*The request*
Each line from the top of the listing through the one holding "ax = fig.add_axes([0.157, 0.2269, 0.8035, 0.6447])" should be restated word for word, with nothing added and no pictures.

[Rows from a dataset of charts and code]

──────

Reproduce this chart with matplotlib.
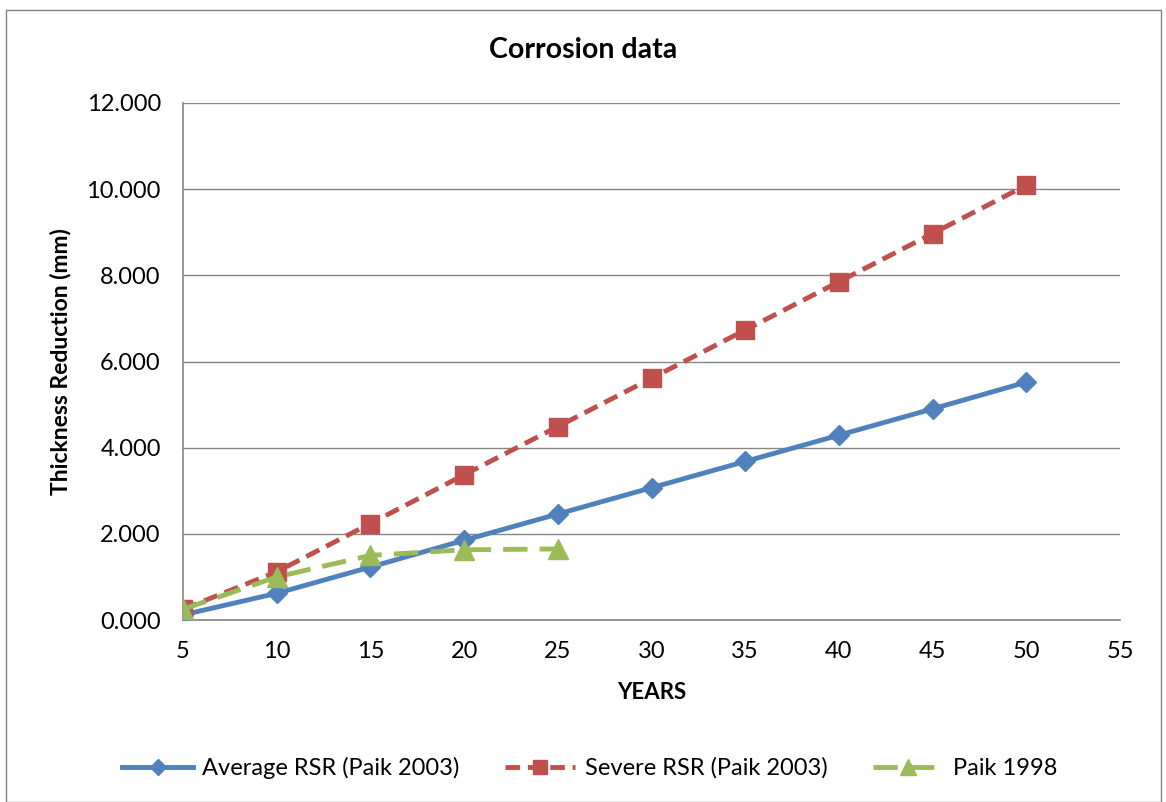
import matplotlib.pyplot as plt
import matplotlib.patches as patches

years = [5, 10, 15, 20, 25, 30, 35, 40, 45, 50]
average_rsr = [0.12, 0.62, 1.23, 1.85, 2.46, 3.07, 3.68, 4.29, 4.90, 5.52]
severe_rsr = [0.25, 1.12, 2.24, 3.37, 4.49, 5.61, 6.73, 7.85, 8.97, 10.09]
paik_years = [5, 10, 15, 20, 25]
paik_1998 = [0.25, 1.00, 1.50, 1.63, 1.65]

plt.rcParams['font.family'] = ['Lato', 'DejaVu Sans']


def plot_graph():
    fig = plt.figure(figsize=(11.66, 8.02), dpi=100)
    ax = fig.add_axes([0.157, 0.2269, 0.8035, 0.6447])

    ax.plot(years, average_rsr, color="#4F81BD", lw=3.5, marker="D",
            markersize=10, label="Average RSR (Paik 2003)", zorder=3)
    ax.plot(years, severe_rsr, color="#C0504D", lw=3.5, ls=(0, (3, 1.6)),
            marker="s", markersize=13, label="Severe RSR (Paik 2003)", zorder=3)
    ax.plot(paik_years, paik_1998, color="#9BBB59", lw=3.5, ls=(0, (5, 2.5)),
            marker="^", markersize=14, label="Paik 1998", zorder=3)

    ax.set_xlim(5, 55)
    ax.set_ylim(0, 12)
    ax.set_xticks(range(5, 60, 5))
    ax.set_yticks(range(0, 14, 2))
    ax.set_yticklabels(["%.3f" % v for v in range(0, 14, 2)])
    ax.grid(axis="y", color="#868686", lw=1)
    ax.set_axisbelow(True)
    for s in ["top", "right"]:
        ax.spines[s].set_visible(False)
    for s in ["left", "bottom"]:
        ax.spines[s].set_color("#868686")
        ax.spines[s].set_linewidth(1.2)
    ax.tick_params(labelsize=17, length=0)
    ax.tick_params(axis="y", pad=16)
    ax.tick_params(axis="x", pad=15)

    ax.set_xlabel("YEARS", fontsize=16, fontweight="bold")
    ax.xaxis.set_label_coords(0.5, -0.141)
    ax.xaxis.label.set_va("center")
    ax.set_ylabel("Thickness Reduction (mm)", fontsize=16.5, fontweight="bold")
    ax.yaxis.set_label_coords(-0.131, 0.5)
    ax.yaxis.label.set_va("center")
    fig.text(0.5, 1 - 50 / 802, "Corrosion data", fontsize=20.5,
             fontweight="bold", ha="center", va="center")

    ax.legend(loc="center", bbox_to_anchor=(0.434, -0.286), ncol=3,
              frameon=False, fontsize=17, handlelength=3.0,
              columnspacing=1.9, handletextpad=0.4, markerscale=0.8)

    fig.patches.append(patches.Rectangle((0.005, 0.0), 0.991, 0.987,
                                         transform=fig.transFigure,
                                         fill=False, edgecolor="#868686", lw=1))
    fig.savefig("out.png", dpi=100)


if __name__ == '__main__':
    plot_graph()
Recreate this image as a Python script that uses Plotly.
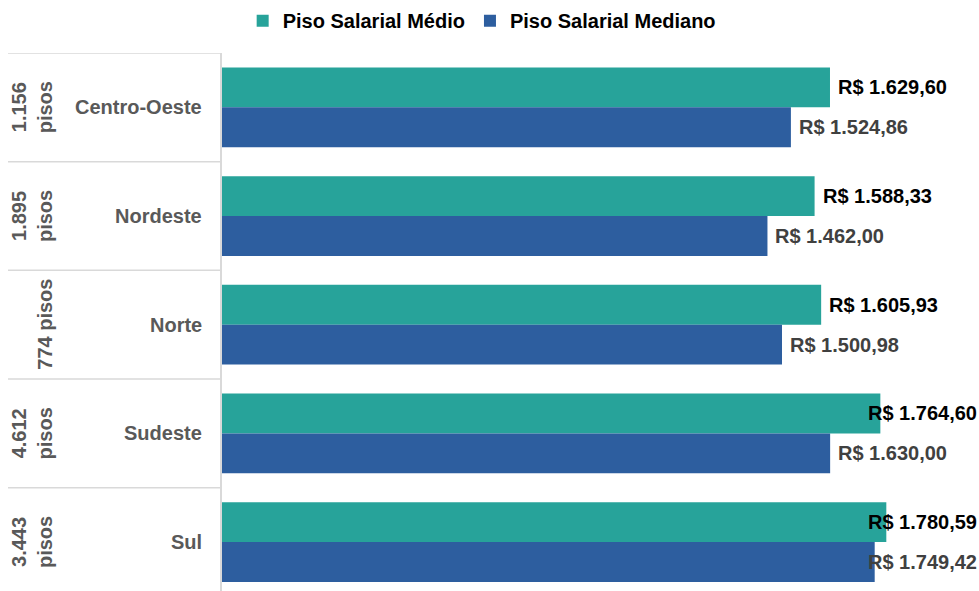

──────

*Output*
Reproduce this chart with matplotlib.
import matplotlib.pyplot as plt
import matplotlib.patches as patches

years = [5, 10, 15, 20, 25, 30, 35, 40, 45, 50]
average_rsr = [0.12, 0.62, 1.23, 1.85, 2.46, 3.07, 3.68, 4.29, 4.90, 5.52]
severe_rsr = [0.25, 1.12, 2.24, 3.37, 4.49, 5.61, 6.73, 7.85, 8.97, 10.09]
paik_years = [5, 10, 15, 20, 25]
paik_1998 = [0.25, 1.00, 1.50, 1.63, 1.65]

plt.rcParams['font.family'] = ['Lato', 'DejaVu Sans']


def plot_graph():
    fig = plt.figure(figsize=(11.66, 8.02), dpi=100)
    ax = fig.add_axes([0.157, 0.2269, 0.8035, 0.6447])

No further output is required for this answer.